7. Effect of Agreement. This Agreement is not a contract of employment for any specified term, and nothing in it is intended to change, and it shall not be construed as changing, the nature of your employment from an at-will relationship. This Agreement is limited to the terms and conditions that it includes and does not otherwise address your compensation or benefits, your duties and responsibilities, or any of CIGNA’s rights as employer. This Agreement contains the entire agreement between you and CIGNA with respect to the matters addressed herein and fully replaces and supersedes all prior agreements or understandings between them related to such matters.
8. Applicable Law. The Agreement is entered into in the Commonwealth of Pennsylvania, and at all times and for all purposes shall be interpreted, enforced and governed under its laws without regard to principles of conflict of laws.
9. Arbitration of Disputes. CIGNA and you agree that any controversy or claim arising out of or relating to this Agreement shall be settled exclusively by arbitration in Philadelphia, Pennsylvania, in accordance with the Employment Dispute Resolution Rules of the American Arbitration Association, as modified by CIGNA. Copies of the Arbitration Policy and Rules and Procedures can be obtained from your Human Resources representative. A legal judgment based upon the Arbitrator’s award may be entered in any court having jurisdiction over the matter.

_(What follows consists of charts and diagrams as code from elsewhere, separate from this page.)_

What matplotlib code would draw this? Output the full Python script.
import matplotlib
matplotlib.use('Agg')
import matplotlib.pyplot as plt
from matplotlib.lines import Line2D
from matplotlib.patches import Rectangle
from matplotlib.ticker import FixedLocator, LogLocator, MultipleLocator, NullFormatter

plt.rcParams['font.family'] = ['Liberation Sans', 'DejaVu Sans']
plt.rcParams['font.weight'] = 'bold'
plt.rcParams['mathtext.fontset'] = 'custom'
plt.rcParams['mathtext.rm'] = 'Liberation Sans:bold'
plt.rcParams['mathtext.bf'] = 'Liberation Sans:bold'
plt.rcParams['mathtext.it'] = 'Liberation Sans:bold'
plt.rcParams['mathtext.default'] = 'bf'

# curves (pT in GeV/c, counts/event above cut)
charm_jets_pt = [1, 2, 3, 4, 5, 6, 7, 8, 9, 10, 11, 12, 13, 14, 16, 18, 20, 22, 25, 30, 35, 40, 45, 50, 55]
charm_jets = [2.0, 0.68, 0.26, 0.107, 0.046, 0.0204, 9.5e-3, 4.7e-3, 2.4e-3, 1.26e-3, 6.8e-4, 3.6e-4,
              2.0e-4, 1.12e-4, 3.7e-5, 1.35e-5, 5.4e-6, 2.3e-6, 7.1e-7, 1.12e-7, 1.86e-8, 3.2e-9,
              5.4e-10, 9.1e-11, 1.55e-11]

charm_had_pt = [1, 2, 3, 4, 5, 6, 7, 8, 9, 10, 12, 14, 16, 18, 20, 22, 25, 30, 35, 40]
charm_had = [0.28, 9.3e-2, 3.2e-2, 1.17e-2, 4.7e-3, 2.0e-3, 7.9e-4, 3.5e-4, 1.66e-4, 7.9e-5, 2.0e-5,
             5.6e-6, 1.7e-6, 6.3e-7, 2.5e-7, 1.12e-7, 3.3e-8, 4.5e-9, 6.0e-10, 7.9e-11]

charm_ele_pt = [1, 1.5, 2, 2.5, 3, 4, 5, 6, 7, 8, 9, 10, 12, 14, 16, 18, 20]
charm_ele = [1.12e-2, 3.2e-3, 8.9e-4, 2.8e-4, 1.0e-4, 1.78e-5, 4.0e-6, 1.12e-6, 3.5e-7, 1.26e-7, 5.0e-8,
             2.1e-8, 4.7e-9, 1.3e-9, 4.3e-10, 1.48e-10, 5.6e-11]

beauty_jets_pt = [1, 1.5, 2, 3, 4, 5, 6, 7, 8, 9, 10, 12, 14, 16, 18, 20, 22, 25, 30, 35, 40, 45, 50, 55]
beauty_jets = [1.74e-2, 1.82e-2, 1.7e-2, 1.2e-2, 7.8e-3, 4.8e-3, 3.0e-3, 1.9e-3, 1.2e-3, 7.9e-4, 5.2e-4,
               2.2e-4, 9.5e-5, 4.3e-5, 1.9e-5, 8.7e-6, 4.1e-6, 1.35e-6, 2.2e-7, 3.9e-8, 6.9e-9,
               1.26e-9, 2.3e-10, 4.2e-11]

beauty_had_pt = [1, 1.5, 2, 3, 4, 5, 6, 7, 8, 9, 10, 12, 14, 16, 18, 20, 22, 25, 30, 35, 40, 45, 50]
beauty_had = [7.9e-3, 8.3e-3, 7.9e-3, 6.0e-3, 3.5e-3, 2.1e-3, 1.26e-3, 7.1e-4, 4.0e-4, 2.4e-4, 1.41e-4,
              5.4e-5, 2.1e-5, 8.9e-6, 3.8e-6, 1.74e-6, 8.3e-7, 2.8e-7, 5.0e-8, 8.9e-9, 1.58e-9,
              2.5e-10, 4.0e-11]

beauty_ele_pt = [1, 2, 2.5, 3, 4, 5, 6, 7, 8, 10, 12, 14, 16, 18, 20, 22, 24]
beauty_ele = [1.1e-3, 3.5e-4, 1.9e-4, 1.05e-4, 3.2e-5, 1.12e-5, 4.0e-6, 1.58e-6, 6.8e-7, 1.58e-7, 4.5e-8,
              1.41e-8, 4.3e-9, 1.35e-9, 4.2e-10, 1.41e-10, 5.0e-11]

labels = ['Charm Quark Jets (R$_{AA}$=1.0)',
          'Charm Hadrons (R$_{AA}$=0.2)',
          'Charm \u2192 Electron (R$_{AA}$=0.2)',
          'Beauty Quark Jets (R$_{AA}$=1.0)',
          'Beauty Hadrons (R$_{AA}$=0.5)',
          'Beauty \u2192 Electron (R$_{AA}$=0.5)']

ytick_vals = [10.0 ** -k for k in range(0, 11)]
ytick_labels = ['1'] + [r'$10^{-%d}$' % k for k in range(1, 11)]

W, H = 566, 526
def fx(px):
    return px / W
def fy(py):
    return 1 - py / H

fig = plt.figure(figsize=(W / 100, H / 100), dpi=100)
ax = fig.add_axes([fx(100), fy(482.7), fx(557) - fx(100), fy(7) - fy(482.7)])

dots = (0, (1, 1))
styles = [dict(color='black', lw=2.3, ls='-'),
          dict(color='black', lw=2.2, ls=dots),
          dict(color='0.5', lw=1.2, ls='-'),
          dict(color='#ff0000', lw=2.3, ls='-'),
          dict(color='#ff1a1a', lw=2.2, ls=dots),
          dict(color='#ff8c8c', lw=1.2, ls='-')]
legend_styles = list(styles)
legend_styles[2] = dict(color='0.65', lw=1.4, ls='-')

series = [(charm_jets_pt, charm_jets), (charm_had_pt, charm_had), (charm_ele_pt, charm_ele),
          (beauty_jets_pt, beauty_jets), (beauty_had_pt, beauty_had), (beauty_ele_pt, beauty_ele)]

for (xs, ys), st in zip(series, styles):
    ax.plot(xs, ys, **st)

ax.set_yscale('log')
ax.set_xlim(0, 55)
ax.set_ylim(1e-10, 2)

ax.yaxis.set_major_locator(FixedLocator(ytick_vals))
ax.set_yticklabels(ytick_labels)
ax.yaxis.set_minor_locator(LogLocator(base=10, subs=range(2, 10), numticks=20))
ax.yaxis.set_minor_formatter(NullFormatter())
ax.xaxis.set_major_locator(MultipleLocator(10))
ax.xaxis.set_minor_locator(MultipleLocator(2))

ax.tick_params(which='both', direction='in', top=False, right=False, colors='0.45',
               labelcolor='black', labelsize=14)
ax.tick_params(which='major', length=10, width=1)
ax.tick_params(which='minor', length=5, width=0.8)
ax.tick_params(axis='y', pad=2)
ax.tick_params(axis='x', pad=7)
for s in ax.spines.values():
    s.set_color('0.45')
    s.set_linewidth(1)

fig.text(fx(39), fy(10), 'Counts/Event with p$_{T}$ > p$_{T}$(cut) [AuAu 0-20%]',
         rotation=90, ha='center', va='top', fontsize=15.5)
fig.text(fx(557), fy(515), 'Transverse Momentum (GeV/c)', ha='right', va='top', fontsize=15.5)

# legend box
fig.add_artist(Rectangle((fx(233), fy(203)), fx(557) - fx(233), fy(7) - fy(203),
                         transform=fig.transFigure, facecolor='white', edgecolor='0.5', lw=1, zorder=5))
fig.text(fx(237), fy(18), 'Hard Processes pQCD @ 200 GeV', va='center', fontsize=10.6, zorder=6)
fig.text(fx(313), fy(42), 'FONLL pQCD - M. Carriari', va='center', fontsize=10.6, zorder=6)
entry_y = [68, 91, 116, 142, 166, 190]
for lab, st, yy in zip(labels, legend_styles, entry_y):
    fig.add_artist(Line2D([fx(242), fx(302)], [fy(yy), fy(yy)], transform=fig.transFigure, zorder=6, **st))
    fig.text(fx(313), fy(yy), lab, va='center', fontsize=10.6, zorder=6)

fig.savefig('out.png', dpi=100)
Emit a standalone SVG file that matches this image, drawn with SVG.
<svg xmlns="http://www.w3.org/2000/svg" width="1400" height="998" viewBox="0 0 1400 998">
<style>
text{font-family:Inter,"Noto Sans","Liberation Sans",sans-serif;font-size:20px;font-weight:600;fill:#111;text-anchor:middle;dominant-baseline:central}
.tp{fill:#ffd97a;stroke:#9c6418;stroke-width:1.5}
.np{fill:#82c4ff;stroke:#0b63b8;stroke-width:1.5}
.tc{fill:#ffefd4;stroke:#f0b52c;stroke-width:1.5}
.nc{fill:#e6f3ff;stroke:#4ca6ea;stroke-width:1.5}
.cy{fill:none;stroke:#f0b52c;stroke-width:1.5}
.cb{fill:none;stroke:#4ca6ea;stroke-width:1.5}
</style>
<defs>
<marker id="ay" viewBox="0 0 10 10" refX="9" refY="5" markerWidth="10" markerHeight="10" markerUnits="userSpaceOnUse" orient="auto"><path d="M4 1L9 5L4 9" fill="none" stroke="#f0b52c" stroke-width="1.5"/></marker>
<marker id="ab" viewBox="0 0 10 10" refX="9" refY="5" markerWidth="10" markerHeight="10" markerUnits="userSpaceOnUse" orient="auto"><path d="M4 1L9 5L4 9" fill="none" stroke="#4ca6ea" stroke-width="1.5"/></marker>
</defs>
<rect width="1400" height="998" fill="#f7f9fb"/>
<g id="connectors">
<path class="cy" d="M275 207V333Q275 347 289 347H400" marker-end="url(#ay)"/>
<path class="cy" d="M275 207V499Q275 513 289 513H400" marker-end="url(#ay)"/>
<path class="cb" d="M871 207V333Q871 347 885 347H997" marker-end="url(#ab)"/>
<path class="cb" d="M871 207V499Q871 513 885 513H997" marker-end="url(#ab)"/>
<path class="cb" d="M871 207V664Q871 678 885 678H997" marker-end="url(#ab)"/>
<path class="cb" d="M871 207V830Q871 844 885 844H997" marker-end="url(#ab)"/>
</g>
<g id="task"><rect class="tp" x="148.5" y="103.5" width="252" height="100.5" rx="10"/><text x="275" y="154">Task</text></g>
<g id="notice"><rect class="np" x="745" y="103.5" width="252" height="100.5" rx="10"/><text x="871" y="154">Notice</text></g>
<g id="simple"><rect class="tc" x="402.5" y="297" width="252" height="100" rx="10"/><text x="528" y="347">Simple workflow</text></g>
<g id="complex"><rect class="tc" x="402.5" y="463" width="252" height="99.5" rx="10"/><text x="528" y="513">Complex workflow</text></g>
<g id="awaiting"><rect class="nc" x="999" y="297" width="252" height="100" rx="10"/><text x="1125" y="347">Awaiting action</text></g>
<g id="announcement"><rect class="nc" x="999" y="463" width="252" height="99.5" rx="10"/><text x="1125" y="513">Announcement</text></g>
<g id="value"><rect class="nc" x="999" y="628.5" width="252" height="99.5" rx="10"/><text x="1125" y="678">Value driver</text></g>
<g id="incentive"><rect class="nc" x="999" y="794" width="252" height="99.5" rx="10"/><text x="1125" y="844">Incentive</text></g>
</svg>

10. Successors. CIGNA’s rights and obligations under this Agreement will inure to the benefit of, and be binding upon, CIGNA’s successors and assigns. Your rights under this Agreement, including the right to receive CIGNA common stock or any other payment, shall not be assignable or transferable by you except by will or by the laws of descent and distribution. Any other attempted assignment or alienation shall be void and of no force or effect.
11. Funding of Payments. CIGNA’s obligations under this Agreement to issue shares and make cash payments are unfunded and unsecured promises, and shall be considered as such for tax purposes and for purposes of the Employee Retirement Income and Security Act of 1974. Cash shall be paid when due out of CIGNA’s general assets.
12. Withholding. You must satisfy any required tax withholding obligation when the Units are paid, and CIGNA reserves the right to withhold enough shares to cover all or part of any applicable tax withholding.
13. Changes to Agreement. Any amendment to this Agreement must be in writing and signed by both you and CIGNA.
14. Interpretation. All statutory or regulatory references in this Agreement shall include successor provisions.
15. Section 409A Compliance. It is intended that this Agreement comply with the requirements of Internal Revenue Code section 409A and the Agreement shall be so administered and interpreted.